And both strips have both UV and IR leds, so I would need a controller that can separate them.
Hmmm. This one is another example why I need to keep the pie hole shut until I have all the info.
Now that, I think, I have seen the hardware enough to suspect what it up, I'll dive in again.
First up, I am pretty sure that the black brick is a standard led power supply, presumably a constant current one given that you can turn off some of the leds without screwing it up. The dual switch allows the positive of each led type to be cut off or turned on as needed. The three wires going to each strip are, I suspect, the switched positive wire to the UV, a switched positive wire going to the IR, and a negative/common from the LED strip back to the controller, and the wire to the splitter is three wires, UV+. IR+ and Neg/common. All the spitter does is connect both strips to the single supply/switch combo.
IF,
IIF, that is the setup, you could wire two timers into this setup to control uv and ir separately. This would be best done by cutting the two positive wires to UV and IR
before the splitter, and using the timers to control when the specific leds would turn on. By putting the timers in ahead of the splitter you avoid needing four of them. You would not need the dual switch if you put in two timers because each led bank could be controlled by its own timer, so you could cut the switch out and wire in timers at the switch location.

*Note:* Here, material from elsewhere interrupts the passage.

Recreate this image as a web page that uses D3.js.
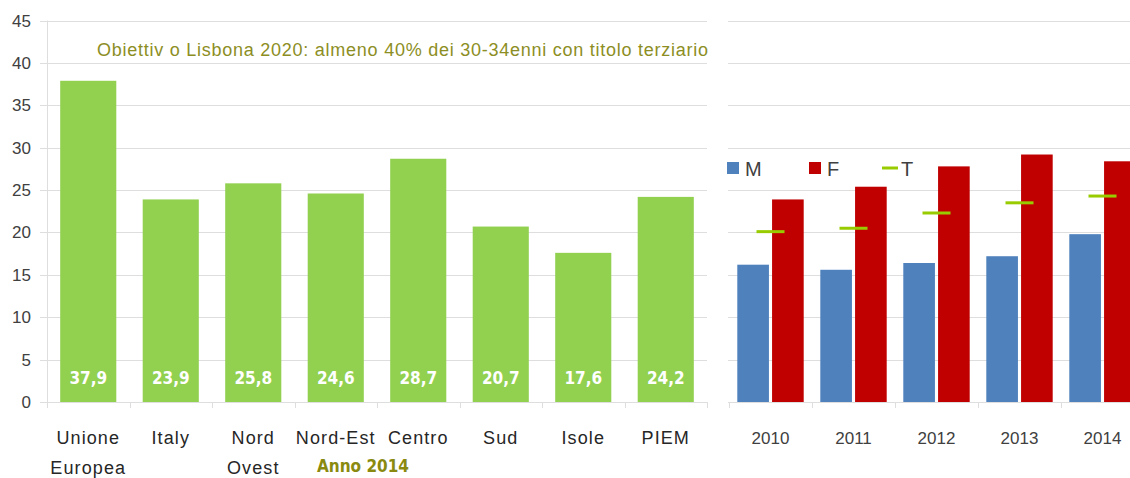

I am not sure whether there is any better way to do the job. Two power supplies will not do the deed, at least not simply, because you still have to separate the uv and ir feeds to each strip, and there is no way of doing that without cutting wires, at least not as far as I can see. You could just run UV on one and IR on the other with a timer for each one, but I think you would need to do some cutting and joining to be able to use UV simultaneously on both strips.
Quiz MH on what might work, and see if they can confirm that the three wires coming out of the power supply are indeed positives to IR and UV, plus a negative common. It is possible that there is no easier way to do this than what I describe here, but maybe MH has suggestions.
There are at least a couple led light builders on here, but I can't recall who they are, maybe they have other suggestions.
Good luck with it, tag me if I can add more amusement.